I checked the latest data from the House of Commons Library, published in February 2016, and its states “In February 2015, 113,960 of these (working-age claimants of DWP benefits – The Department for Work and Pensions) were EU nationals, (representing) 30.7% of non-UK claimants and 2.2% of total claimants”. Therefore, 2.2% of all the claimants of benefits in the UK are EU migrants.
Finally, there has been a huge amount of attention on the pressure that immigration puts on public services. The London School of Economics carried out a study on this and quoted in the Executive Summary: “Immigrants do not have a negative effect on local services such as crime, education, health, or social housing”. As you delve into the details on page 13 of that report, it goes on to state categorically that EU immigrants “are bringing extra resources that could be used to increase spending on local health and education for the UK-born. In other words, reducing EU immigration would generate the need for greater austerity”.

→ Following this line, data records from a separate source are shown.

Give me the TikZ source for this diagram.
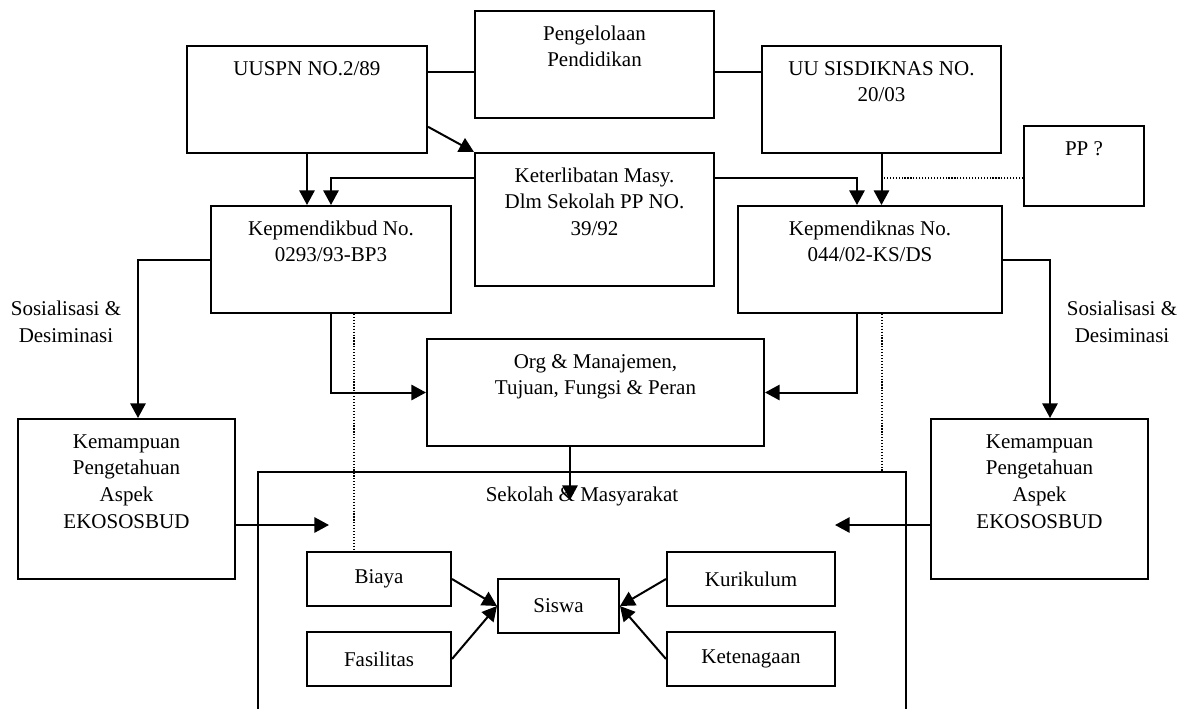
\documentclass[tikz,border=0pt]{standalone}
\usepackage{fontspec}
\setmainfont{Liberation Serif}
\usetikzlibrary{arrows.meta,positioning,calc}

\tikzset{
  box/.style 2 args={draw, rectangle, line width=1.5pt, anchor=north west,
    minimum width=#1*0.75pt, minimum height=#2*0.75pt, inner sep=0pt},
  txt/.style={align=center, inner sep=0pt, font=\fontsize{15.75}{20}\selectfont},
  link/.style={line width=1.5pt},
  arr/.style={line width=1.5pt, -{Triangle[length=11pt,width=11.5pt]}},
  dots/.style={line width=0.9pt, dash pattern=on 0.9pt off 1.3pt},
}

\begin{document}
\begin{tikzpicture}[x=0.75pt, y=-0.75pt]
\useasboundingbox (0,0) rectangle (1186,708);

% Upper row
\node[box={240}{107}] (uuspn) at (186,45) {};
\node[txt, below=8.5pt of uuspn.north] (uuspnT) {\strut UUSPN NO.2/89};
\node[box={239}{107}] (pengelolaan) at (474,10) {};
\node[txt, below=8.5pt of pengelolaan.north] (pengelolaanT) {\strut Pengelolaan\\Pendidikan};
\node[box={239}{107}] (sisdiknas) at (761,45) {};
\node[txt, below=8.5pt of sisdiknas.north] (sisdiknasT) {\strut UU SISDIKNAS NO.\\20/03};
\node[box={120}{80}] (pp) at (1023,125) {};
\node[txt, below=8.5pt of pp.north] (ppT) {\strut PP ?};

% Middle row
\node[box={239}{133}] (keterlibatan) at (474,152) {};
\node[txt, below=8.5pt of keterlibatan.north] (keterlibatanT) {\strut Keterlibatan Masy.\\Dlm Sekolah PP NO.\\39/92};
\node[box={240}{107}] (kepmendikbud) at (210,205) {};
\node[txt, below=8.5pt of kepmendikbud.north] (kepmendikbudT) {\strut Kepmendikbud No.\\0293/93-BP3};
\node[box={264}{107}] (kepmendiknas) at (737,205) {};
\node[txt, below=8.5pt of kepmendiknas.north] (kepmendiknasT) {\strut Kepmendiknas No.\\044/02-KS/DS};
\node[box={337}{107}] (org) at (426,338) {};
\node[txt, below=8.5pt of org.north] (orgT) {\strut Org \& Manajemen,\\Tujuan, Fungsi \& Peran};

% Side boxes
\node[box={217}{160}] (kemampuanL) at (17,418) {};
\node[txt, below=8.5pt of kemampuanL.north] (kemampuanLT) {\strut Kemampuan\\Pengetahuan\\Aspek\\EKOSOSBUD};
\node[box={217}{160}] (kemampuanR) at (930,418) {};
\node[txt, below=8.5pt of kemampuanR.north] (kemampuanRT) {\strut Kemampuan\\Pengetahuan\\Aspek\\EKOSOSBUD};
\node[txt] (sosL) at (66,322) {Sosialisasi \&\\Desiminasi};
\node[txt] (sosR) at (1122,322) {Sosialisasi \&\\Desiminasi};

% Sekolah & Masyarakat
\coordinate (skSW) at (258,712);
\coordinate (skNW) at (258,472);
\coordinate (skNE) at (906,472);
\coordinate (skSE) at (906,712);
\draw[link] (skSW) -- (skNW) -- (skNE) -- (skSE);
\node[txt] (sekolahT) at (582,496) {Sekolah \& Masyarakat};

\node[box={144}{54}, txt] (biaya) at (306,551) {Biaya};
\node[box={144}{54}, txt] (fasilitas) at (306,631) {Fasilitas};
\node[box={121}{54}, txt] (siswa) at (497,578) {Siswa};
\node[box={168}{54}, txt] (kurikulum) at (666,551) {Kurikulum};
\node[box={168}{54}, txt] (ketenagaan) at (666,631) {Ketenagaan};

% Connectors, top
\coordinate (uTop) at ($(uuspn.north east)!0.25!(uuspn.south east)$);
\draw[link] (uTop) -- (pengelolaan.west |- uTop);
\draw[link] (pengelolaan.east |- uTop) -- (sisdiknas.west |- uTop);
\draw[arr] ($(uuspn.north east)!0.75!(uuspn.south east)$) -- (keterlibatan.north west);
\draw[arr] (uuspn.south) -- (uuspn.south |- kepmendikbud.north);
\draw[arr] (sisdiknas.south) -- (sisdiknas.south |- kepmendiknas.north);

\coordinate (ketL) at ($(keterlibatan.north west)+(0,26)$);
\coordinate (ketR) at ($(keterlibatan.north east)+(0,26)$);
\coordinate (kdTop) at ($(kepmendiknas.north west)+(120,0)$);
\draw[arr] (ketL) -| (kepmendikbud.north);
\draw[arr] (ketR) -| (kdTop);
\draw[dots] (pp.west |- ketR) -- (sisdiknas.south |- ketR);

% Connectors, to Org
\coordinate (kdBot) at ($(kepmendiknas.south west)+(120,0)$);
\draw[arr] (kepmendikbud.south) |- (org.west);
\draw[arr] (kdBot) |- (org.east);
\coordinate (orgOut) at ($(org.south west)+(144,0)$);
\coordinate (skIn) at ($(orgOut)+(0,53)$);
\draw[arr] (orgOut) -- (skIn);

% dotted guides
\coordinate (dotL) at ($(kepmendikbud.south west)+(144,0)$);
\coordinate (dotR) at ($(kepmendiknas.south west)+(145,0)$);
\draw[dots] (dotL) -- (dotL |- biaya.north);
\draw[dots] (dotR) -- (dotR |- skNE);

% Sosialisasi & Desiminasi
\draw[arr] (kepmendikbud.west) -| ($(kemampuanL.north west)+(121,0)$);
\draw[arr] (kepmendiknas.east) -| ($(kemampuanR.north west)+(120,0)$);
\coordinate (inL) at (329,525);
\coordinate (inR) at (835,525);
\draw[arr] (kemampuanL.east |- inL) -- (inL);
\draw[arr] (kemampuanR.west |- inR) -- (inR);

% into Siswa
\foreach \src/\from/\to in {biaya/east/west, fasilitas/east/west, kurikulum/west/east, ketenagaan/west/east}
  \draw[arr] (\src.\from) -- (siswa.\to);

\end{tikzpicture}
\end{document}
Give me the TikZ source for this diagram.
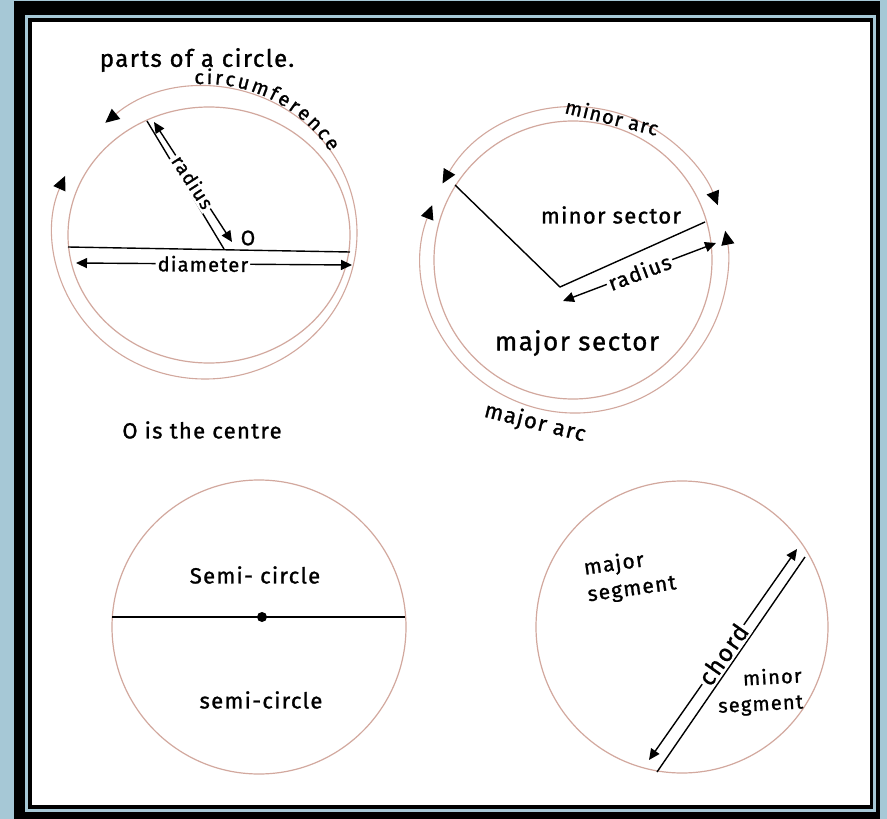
\documentclass[tikz,border=0pt]{standalone}
\usepackage{fontspec}
\setmainfont{Fira Sans}[LetterSpace=6, FakeBold=1.2]
\usepackage{tikz}
\usetikzlibrary{arrows.meta,decorations.text}
\definecolor{marcoazul}{RGB}{166,200,214}
\definecolor{trazo}{RGB}{210,168,158}
\newcommand{\letra}[1]{\fontsize{#1}{#1}\selectfont}

\begin{document}
\begin{tikzpicture}[x=1pt, y=1pt, >={Triangle[length=11pt,width=10pt]}, line width=1.4pt,
    circulo/.style={draw=trazo, line width=1.2pt},
    arco/.style={draw=trazo, line width=1.1pt,
      arrows={Triangle[black,length=14pt,width=13pt]-Triangle[black,length=14pt,width=13pt]}},
    etiqueta/.style={font=\letra{22}, inner sep=1pt},
    enlinea/.style={etiqueta, fill=white, sloped, inner sep=2pt}]
    % marco
    \fill[marcoazul] (0,0) rectangle (887,-819);
    \fill[black] (14,-1) rectangle (880,-819);
    \fill[marcoazul] (25,-15) rectangle (876,-812);
    \fill[black] (28,-18) rectangle (873,-809);
    \fill[white] (32,-22) rectangle (870,-805);
    \useasboundingbox (0,0) rectangle (887,-819);

    % circulo 1: radio, diametro, circunferencia
    \coordinate (c1) at (209,-235);
    \coordinate (O1) at (224,-249);
    \coordinate (r1) at (147,-121);
    \coordinate (d1a) at (68,-247);
    \coordinate (d1b) at (350,-252);
    \coordinate (ra1) at (154,-122);
    \coordinate (rb1) at (232,-242);
    \coordinate (da1) at (76,-263);
    \coordinate (db1) at (352,-265);
    \draw[circulo] (c1) ellipse [x radius=141, y radius=128];
    \draw[arco] (205,-233) ++(131:152 and 146) arc [start angle=131, end angle=-203, x radius=152, y radius=146];
    \path[decorate, decoration={text along path, text align={fit to path},
        text={|\letra{20}|circumference}}]
        (205,-233) ++(94:149) arc [start angle=94, end angle=33, radius=149];
    \node[etiqueta, font=\letra{24}] (titulo) at (197,-60) {parts of a circle.};
    \draw (r1) -- (O1);
    \draw (d1a) -- (d1b);
    \draw[<->] (ra1) -- node[enlinea, font=\letra{19}] (rad1) {radius} (rb1);
    \draw[<->] (da1) -- node[enlinea, pos=.46, font=\letra{20}] (diam) {diameter} (db1);
    \node[etiqueta, font=\letra{21}] (o1) at (248,-238) {O};
    \node[etiqueta] (centro) at (202,-430) {O is the centre};

    % circulo 2: sectores y arcos
    \coordinate (c2) at (573,-260);
    \coordinate (s2) at (560,-287);
    \coordinate (p2) at (455,-185);
    \coordinate (q2) at (705,-222);
    \coordinate (ra2) at (563,-301);
    \coordinate (rb2) at (716,-243);
    \draw[circulo] (c2) circle (139);
    \draw[arco] (575,-260) ++(150:153) arc [start angle=150, end angle=21, radius=153];
    \draw[arco] (575,-260) ++(159:153) arc [start angle=159, end angle=371, radius=153];
    \draw (p2) -- (s2) -- (q2);
    \draw[<->] (ra2) -- node[enlinea, font=\letra{21}] (rad2) {radius} (rb2);
    \node[etiqueta, font=\letra{20}, rotate=-14] (menorarco) at (612,-117) {minor arc};
    \node[etiqueta] (menorsec) at (611,-215) {minor sector};
    \node[etiqueta, font=\letra{26}] (mayorsec) at (577,-343) {major sector};
    \node[etiqueta, rotate=-14] (mayorarco) at (535,-423) {major arc};

    % circulo 3: semicirculos
    \coordinate (c3) at (259,-627);
    \coordinate (d3a) at (112,-617);
    \coordinate (d3b) at (405,-617);
    \coordinate (m3) at (262,-617);
    \draw[circulo] (c3) circle (147);
    \draw (d3a) -- (d3b);
    \fill (m3) circle (5);
    \node[etiqueta] (semi1) at (255,-575) {Semi- circle};
    \node[etiqueta] (semi2) at (261,-700) {semi-circle};

    % circulo 4: cuerda y segmentos
    \coordinate (c4) at (682,-627);
    \coordinate (k4a) at (657,-772);
    \coordinate (k4b) at (805,-557);
    \coordinate (ka4) at (649,-760);
    \coordinate (kb4) at (797,-549);
    \draw[circulo] (c4) circle (146);
    \draw (k4a) -- (k4b);
    \draw[<->] (ka4) -- node[enlinea, font=\letra{24}] (cuerda) {chord} (kb4);
    \node[etiqueta, font=\fontsize{21}{27}\selectfont, align=left, rotate=8] (mayorseg) at (630,-576) {major\\segment};
    \node[etiqueta, font=\fontsize{20}{26}\selectfont, align=right, rotate=3] (menorseg) at (760,-692) {minor\\segment};
\end{tikzpicture}
\end{document}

I could of course point out the obvious fact that migration goes both ways and talk about how Brexit would affect the mobility of the one third of British students who want to study abroad or the 1.2 million Britons who live in the EU, but again, they don’t seem to factor as important in the immigration discussion.
The UK is experiencing an immigration problem: it wouldn’t invoke a referendum of this nature if it wasn’t, but the UK population is treating Brexit as an instrument that’s going to fix it.
What’s more, many voters seem willing to give up some economic prosperity for what is not, in fact, a solution to the perceived problem.
EU migrants are a crucial part of the UK’s economic fabric and are being tarred with a xenophobic brush, using arguments that have no real basis in reality. If this really is the issue that the Brexit result is going to come down to, then each person who is going to vote needs to answer the actual question being asked.
In summary, I believe Brexit would be bad for Britain, Northern Ireland and Europe. I’m of course aware that there are a number of issues like fisheries etc that need reform, but it’s far better to be at the heart of the discussions, leveraging political clout (which I think has fallen far short of what it could have been) and driving forward on reforms from the inside rather than at a distance.
It’s important to look at the long term ramifications and how this decision will affect future generations of British people. As outlined in my previous Brexit article, Britain can be more influential in Europe, if it sets smart objectives and participates more at all EU levels, to bring about a Europe largely shaped by Britain, the second largest economy in the Europe.